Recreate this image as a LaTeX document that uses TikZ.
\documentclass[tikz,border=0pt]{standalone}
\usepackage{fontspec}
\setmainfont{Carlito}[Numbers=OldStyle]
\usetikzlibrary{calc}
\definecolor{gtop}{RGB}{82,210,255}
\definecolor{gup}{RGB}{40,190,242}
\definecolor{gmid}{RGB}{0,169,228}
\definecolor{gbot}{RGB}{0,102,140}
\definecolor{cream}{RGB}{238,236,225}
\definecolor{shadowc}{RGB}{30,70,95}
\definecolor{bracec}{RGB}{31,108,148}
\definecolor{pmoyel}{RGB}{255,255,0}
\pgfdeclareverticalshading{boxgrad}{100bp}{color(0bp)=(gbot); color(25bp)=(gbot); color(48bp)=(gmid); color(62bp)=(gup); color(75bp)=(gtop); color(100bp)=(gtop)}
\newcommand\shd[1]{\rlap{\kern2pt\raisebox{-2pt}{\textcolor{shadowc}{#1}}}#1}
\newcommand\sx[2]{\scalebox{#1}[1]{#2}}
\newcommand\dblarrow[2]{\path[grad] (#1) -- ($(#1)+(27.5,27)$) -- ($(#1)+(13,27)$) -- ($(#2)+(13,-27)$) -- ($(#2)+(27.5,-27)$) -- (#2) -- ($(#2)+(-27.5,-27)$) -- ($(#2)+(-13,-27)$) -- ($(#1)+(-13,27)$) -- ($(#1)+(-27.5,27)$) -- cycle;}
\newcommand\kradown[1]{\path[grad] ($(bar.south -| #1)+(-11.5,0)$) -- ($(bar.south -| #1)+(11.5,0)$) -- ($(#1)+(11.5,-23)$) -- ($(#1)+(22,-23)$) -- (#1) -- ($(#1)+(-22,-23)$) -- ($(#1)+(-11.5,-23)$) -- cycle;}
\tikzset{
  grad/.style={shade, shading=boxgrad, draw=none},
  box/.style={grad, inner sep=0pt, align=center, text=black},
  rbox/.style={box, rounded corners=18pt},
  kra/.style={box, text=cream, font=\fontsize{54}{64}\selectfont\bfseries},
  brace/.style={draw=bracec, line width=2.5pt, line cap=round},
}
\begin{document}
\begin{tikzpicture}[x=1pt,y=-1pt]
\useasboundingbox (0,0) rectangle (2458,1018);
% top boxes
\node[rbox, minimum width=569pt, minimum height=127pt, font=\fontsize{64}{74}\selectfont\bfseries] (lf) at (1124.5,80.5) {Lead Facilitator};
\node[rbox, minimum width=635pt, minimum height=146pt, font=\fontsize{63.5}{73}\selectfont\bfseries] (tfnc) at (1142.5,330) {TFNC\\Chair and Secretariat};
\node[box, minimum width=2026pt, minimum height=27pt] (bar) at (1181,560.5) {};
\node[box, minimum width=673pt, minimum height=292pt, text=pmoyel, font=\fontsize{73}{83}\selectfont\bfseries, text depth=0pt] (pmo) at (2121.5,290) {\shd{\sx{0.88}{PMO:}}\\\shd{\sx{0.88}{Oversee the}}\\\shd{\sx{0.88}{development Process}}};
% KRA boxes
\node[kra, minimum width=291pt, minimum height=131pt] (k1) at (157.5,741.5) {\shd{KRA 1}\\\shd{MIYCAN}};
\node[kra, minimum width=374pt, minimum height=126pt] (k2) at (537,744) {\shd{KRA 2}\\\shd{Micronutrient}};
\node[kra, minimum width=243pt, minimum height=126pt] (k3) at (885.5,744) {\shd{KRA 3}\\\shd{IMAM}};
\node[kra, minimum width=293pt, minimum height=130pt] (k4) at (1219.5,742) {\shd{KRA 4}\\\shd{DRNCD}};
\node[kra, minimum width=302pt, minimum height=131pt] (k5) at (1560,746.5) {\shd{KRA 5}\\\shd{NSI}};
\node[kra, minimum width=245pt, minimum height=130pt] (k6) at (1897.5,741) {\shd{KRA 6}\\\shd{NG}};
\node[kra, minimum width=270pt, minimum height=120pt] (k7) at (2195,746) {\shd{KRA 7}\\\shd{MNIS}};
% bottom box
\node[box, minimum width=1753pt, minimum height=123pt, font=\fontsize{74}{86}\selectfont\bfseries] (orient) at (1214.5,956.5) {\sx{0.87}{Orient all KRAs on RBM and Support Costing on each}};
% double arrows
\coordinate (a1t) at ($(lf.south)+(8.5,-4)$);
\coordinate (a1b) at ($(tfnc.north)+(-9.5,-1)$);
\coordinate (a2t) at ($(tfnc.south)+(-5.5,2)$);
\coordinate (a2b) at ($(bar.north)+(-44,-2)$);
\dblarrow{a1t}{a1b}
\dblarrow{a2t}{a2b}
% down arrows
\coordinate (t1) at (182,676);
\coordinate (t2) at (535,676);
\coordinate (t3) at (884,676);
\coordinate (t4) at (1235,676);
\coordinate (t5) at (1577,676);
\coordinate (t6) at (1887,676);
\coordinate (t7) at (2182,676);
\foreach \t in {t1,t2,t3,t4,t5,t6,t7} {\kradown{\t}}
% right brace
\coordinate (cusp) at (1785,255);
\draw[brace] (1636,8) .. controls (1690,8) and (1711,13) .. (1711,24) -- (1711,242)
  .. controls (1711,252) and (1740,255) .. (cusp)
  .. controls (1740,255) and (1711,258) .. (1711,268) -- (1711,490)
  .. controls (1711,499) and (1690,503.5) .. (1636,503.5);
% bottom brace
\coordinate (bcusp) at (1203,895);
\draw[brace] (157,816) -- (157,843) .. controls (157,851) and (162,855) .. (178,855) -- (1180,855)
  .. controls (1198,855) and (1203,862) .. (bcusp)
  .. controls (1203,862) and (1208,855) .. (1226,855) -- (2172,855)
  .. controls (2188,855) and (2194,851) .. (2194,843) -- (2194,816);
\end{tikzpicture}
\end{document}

▬▬▬▬▬▬

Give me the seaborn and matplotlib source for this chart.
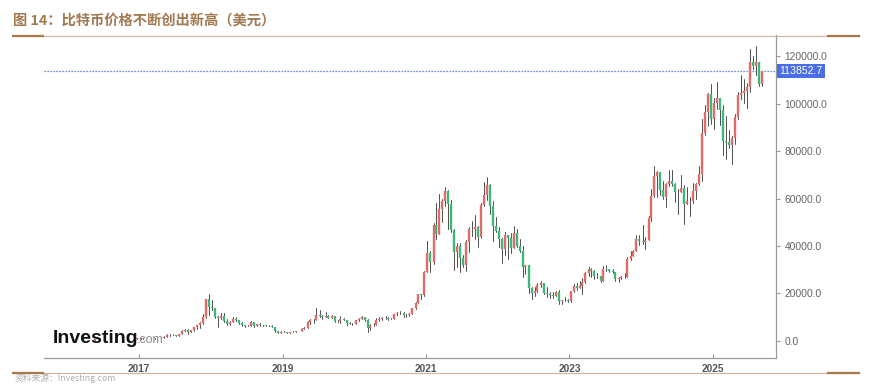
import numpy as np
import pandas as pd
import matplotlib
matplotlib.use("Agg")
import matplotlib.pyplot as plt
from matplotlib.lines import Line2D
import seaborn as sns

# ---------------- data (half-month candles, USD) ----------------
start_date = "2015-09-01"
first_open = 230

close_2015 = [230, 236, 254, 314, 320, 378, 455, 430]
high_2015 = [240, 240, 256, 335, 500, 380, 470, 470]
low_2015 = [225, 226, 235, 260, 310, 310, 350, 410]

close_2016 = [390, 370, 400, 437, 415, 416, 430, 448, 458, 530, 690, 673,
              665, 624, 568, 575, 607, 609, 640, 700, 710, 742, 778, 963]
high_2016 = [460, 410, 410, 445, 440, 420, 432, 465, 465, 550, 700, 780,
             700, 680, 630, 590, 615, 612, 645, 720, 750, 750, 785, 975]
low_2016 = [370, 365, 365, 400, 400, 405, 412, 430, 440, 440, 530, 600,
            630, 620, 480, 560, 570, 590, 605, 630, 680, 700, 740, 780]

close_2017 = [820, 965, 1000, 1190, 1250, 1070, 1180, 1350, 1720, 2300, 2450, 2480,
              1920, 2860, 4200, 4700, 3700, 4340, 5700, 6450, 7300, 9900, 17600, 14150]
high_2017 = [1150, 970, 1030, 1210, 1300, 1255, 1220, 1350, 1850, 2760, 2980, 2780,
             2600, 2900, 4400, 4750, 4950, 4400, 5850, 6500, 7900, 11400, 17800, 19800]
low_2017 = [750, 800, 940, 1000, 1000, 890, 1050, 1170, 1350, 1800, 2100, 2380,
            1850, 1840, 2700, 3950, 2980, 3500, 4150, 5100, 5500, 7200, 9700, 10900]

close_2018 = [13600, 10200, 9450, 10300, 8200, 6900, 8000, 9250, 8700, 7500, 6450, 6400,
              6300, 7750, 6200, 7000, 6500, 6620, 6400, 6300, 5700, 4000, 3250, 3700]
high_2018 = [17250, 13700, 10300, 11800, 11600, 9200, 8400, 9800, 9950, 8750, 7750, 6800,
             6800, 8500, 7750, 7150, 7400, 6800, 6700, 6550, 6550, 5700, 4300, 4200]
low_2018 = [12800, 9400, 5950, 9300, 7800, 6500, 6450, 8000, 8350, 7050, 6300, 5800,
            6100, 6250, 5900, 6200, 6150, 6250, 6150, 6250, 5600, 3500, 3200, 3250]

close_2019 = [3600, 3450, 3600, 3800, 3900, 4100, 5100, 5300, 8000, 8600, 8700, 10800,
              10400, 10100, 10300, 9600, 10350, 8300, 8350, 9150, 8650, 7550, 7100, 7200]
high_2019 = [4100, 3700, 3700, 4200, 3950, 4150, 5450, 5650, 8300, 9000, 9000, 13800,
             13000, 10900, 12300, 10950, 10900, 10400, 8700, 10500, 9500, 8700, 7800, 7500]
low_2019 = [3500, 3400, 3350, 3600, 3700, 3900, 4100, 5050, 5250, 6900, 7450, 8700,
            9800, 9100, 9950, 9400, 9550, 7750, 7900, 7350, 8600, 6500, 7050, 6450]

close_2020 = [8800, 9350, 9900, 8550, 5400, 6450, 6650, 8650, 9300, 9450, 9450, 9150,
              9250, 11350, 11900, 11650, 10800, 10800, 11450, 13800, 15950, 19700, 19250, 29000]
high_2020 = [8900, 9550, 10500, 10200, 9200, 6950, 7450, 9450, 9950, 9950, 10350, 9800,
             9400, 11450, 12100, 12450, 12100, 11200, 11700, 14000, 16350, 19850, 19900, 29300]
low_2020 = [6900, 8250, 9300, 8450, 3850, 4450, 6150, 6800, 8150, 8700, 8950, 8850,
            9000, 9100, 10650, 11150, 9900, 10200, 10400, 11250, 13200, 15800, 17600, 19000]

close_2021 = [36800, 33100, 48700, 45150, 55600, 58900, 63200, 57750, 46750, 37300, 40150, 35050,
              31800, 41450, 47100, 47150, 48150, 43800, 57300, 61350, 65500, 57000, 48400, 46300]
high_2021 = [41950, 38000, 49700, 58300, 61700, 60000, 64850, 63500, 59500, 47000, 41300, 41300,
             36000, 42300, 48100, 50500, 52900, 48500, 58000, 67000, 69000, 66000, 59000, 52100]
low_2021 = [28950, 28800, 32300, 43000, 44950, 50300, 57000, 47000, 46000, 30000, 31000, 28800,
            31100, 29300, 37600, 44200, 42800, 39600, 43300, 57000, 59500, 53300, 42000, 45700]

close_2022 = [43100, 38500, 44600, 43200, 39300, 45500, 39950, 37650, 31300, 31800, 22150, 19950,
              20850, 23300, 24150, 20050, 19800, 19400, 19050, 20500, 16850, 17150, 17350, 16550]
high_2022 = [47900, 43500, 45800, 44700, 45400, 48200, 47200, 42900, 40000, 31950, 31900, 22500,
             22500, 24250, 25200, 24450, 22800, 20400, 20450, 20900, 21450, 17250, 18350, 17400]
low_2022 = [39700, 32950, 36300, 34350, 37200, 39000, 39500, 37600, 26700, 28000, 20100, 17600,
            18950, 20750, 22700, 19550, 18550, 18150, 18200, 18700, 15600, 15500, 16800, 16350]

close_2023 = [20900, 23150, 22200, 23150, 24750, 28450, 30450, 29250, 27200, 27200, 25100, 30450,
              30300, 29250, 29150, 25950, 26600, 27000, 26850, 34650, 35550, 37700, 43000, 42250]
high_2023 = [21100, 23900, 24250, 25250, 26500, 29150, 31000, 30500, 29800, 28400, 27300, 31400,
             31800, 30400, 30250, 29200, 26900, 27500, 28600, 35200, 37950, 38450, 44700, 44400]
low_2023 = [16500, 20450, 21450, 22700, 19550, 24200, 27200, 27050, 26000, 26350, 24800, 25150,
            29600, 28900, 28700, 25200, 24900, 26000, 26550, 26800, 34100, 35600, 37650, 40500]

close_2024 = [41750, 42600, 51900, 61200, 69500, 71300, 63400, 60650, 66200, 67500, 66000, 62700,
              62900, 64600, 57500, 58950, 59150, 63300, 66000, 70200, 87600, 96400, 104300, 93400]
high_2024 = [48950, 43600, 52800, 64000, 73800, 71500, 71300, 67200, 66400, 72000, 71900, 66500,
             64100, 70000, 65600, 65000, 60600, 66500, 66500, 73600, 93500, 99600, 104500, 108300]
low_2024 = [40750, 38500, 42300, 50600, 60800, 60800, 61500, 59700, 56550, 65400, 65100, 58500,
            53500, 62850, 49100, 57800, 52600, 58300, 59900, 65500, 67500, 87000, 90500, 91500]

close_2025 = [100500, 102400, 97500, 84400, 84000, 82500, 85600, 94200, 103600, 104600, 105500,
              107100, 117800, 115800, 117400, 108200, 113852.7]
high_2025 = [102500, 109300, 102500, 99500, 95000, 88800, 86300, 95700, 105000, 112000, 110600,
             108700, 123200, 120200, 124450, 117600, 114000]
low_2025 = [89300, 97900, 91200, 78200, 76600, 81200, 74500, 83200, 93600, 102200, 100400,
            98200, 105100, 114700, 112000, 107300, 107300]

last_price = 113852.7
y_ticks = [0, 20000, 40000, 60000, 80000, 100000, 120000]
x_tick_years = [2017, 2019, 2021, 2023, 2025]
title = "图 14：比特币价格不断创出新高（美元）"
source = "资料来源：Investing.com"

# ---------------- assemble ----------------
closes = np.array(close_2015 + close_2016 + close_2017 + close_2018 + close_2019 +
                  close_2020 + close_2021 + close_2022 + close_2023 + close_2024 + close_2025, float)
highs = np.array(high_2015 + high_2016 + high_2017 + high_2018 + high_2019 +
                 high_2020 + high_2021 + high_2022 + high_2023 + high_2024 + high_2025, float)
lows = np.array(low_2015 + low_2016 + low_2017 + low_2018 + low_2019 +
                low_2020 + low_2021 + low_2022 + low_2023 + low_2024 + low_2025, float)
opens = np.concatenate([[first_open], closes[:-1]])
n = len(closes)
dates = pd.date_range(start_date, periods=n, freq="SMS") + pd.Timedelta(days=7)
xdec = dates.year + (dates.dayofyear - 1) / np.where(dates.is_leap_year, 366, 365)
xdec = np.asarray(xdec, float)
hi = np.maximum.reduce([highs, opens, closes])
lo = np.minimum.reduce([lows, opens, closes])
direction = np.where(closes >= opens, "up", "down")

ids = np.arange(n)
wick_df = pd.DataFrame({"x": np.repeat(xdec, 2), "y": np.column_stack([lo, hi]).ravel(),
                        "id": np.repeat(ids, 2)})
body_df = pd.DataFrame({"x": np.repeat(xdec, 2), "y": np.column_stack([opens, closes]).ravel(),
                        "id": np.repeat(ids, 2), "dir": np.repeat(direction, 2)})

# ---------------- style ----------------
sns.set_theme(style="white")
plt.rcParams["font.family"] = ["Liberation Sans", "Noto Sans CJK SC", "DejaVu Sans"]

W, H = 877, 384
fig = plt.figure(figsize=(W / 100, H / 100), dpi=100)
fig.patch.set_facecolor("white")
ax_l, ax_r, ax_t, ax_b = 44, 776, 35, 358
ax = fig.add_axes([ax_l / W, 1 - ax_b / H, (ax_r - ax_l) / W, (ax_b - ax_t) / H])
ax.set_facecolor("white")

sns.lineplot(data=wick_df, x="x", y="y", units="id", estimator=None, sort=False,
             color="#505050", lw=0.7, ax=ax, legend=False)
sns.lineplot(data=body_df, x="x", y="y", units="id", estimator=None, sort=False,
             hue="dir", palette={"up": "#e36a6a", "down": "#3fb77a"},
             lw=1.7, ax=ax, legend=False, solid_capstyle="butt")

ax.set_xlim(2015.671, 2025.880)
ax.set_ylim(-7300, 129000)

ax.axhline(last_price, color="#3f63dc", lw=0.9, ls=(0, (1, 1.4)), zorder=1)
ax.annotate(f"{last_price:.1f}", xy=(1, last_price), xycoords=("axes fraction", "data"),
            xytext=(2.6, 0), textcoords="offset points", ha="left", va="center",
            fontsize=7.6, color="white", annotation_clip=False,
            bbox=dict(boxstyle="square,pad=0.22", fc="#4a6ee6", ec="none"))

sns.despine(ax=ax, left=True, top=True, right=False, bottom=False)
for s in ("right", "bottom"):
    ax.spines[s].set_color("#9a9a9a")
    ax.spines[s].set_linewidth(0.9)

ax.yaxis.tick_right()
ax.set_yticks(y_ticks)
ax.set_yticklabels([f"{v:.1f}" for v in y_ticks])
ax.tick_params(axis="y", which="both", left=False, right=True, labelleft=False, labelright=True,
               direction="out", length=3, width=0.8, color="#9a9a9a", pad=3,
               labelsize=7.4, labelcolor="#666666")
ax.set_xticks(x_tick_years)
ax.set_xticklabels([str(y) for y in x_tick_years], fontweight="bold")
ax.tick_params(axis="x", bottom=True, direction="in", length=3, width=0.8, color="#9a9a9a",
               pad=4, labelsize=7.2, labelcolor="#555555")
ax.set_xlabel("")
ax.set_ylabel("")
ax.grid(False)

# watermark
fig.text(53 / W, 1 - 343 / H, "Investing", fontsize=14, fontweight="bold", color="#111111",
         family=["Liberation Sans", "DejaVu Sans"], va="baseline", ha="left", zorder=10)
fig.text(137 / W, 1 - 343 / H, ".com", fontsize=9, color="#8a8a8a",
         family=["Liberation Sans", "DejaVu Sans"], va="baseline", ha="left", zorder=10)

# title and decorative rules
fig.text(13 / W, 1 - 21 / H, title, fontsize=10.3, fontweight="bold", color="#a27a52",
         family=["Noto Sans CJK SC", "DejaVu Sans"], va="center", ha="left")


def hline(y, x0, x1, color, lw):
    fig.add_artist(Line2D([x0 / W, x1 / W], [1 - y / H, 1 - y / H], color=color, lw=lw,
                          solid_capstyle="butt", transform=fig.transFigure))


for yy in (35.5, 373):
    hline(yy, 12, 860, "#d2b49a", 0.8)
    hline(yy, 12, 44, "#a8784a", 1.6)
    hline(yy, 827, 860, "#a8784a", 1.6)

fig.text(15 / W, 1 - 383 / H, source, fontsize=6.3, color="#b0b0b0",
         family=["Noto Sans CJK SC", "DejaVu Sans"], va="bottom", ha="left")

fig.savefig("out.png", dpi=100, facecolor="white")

▬▬▬▬▬▬

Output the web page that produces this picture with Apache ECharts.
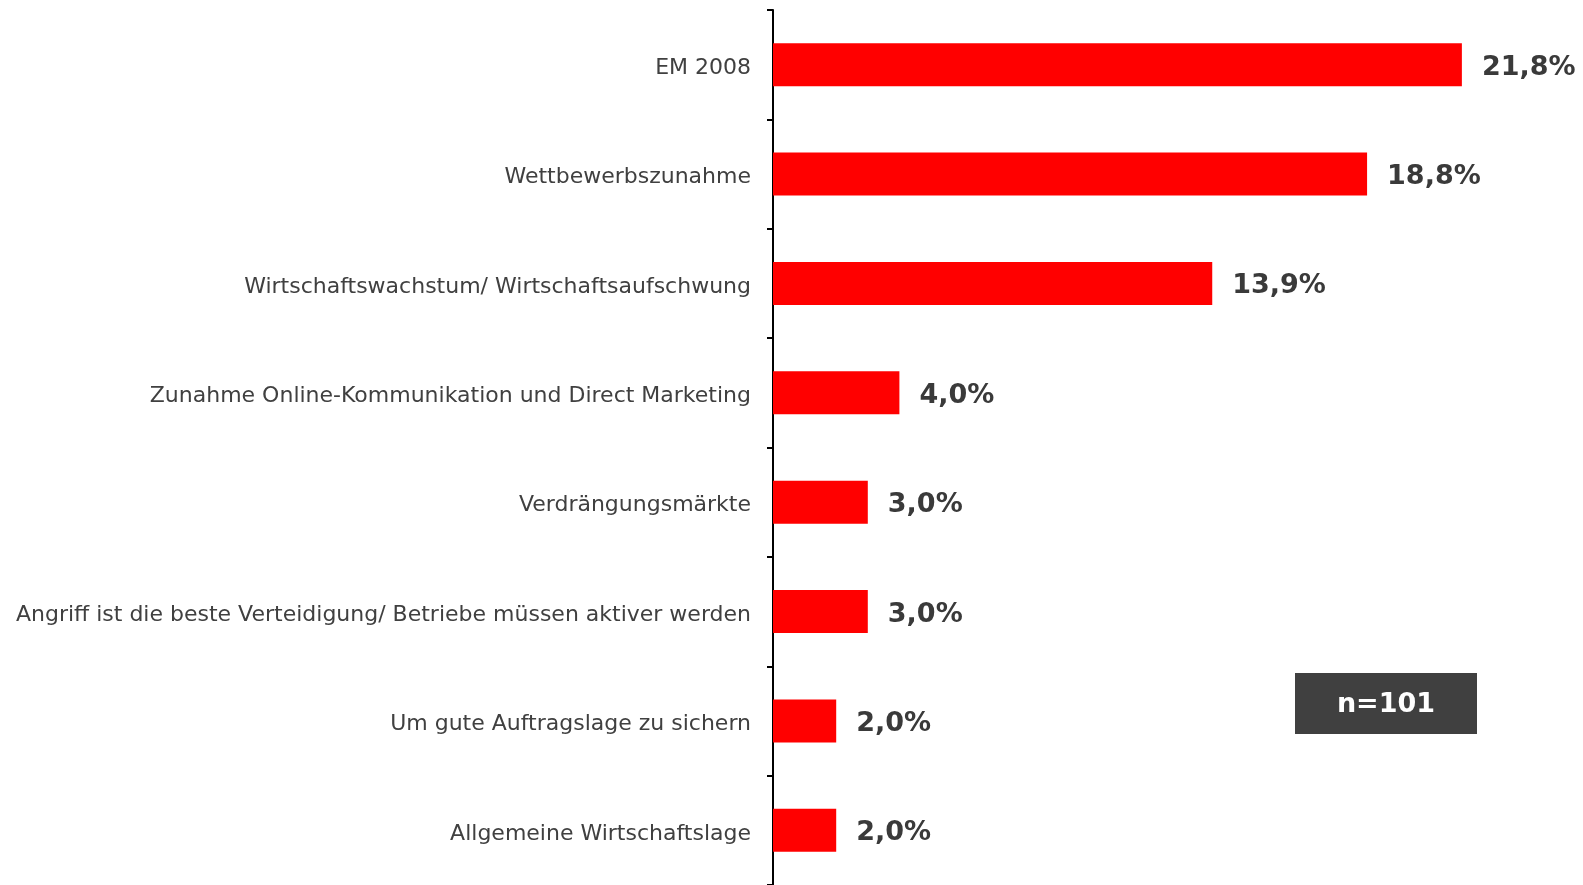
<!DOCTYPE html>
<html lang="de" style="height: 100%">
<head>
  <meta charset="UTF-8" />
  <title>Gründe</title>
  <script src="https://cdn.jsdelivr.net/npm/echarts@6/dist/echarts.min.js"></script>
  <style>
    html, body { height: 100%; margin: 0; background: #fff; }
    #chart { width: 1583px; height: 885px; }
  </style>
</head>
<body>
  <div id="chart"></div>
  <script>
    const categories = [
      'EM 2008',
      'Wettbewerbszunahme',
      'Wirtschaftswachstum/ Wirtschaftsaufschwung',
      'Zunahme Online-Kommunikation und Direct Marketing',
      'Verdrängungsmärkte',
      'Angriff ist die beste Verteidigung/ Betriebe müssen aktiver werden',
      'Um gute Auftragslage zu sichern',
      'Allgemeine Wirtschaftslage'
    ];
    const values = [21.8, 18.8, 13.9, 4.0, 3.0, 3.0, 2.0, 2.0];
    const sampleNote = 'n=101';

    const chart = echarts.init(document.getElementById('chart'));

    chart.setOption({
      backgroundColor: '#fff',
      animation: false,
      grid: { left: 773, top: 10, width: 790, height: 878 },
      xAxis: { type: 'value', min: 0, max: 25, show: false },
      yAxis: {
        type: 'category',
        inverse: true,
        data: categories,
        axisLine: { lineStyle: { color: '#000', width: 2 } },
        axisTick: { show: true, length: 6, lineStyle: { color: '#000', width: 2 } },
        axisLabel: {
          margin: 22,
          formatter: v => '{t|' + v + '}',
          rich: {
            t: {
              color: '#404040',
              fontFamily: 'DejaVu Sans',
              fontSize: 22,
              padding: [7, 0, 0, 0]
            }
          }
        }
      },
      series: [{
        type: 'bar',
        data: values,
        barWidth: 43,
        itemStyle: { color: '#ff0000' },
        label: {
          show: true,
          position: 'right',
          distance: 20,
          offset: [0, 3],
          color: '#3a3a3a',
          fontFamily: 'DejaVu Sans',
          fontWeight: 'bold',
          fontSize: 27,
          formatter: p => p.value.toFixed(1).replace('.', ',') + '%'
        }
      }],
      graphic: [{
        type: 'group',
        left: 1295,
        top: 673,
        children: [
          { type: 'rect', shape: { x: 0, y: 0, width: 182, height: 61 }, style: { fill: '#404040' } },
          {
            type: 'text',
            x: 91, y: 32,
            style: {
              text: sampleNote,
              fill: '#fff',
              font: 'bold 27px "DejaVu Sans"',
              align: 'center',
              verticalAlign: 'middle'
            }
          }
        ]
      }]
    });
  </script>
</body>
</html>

▬▬▬▬▬▬

• [EXERCISE DIRECTIONS] Exclude any pictures, and restate word for word the lines from the one containing "Output the web" through the one containing "const chart = echarts.init(document.getElementById('chart'));", both included.

• [FULL SOLUTION]
Output the web page that produces this picture with Apache ECharts.
<!DOCTYPE html>
<html lang="de" style="height: 100%">
<head>
  <meta charset="UTF-8" />
  <title>Gründe</title>
  <script src="https://cdn.jsdelivr.net/npm/echarts@6/dist/echarts.min.js"></script>
  <style>
    html, body { height: 100%; margin: 0; background: #fff; }
    #chart { width: 1583px; height: 885px; }
  </style>
</head>
<body>
  <div id="chart"></div>
  <script>
    const categories = [
      'EM 2008',
      'Wettbewerbszunahme',
      'Wirtschaftswachstum/ Wirtschaftsaufschwung',
      'Zunahme Online-Kommunikation und Direct Marketing',
      'Verdrängungsmärkte',
      'Angriff ist die beste Verteidigung/ Betriebe müssen aktiver werden',
      'Um gute Auftragslage zu sichern',
      'Allgemeine Wirtschaftslage'
    ];
    const values = [21.8, 18.8, 13.9, 4.0, 3.0, 3.0, 2.0, 2.0];
    const sampleNote = 'n=101';

    const chart = echarts.init(document.getElementById('chart'));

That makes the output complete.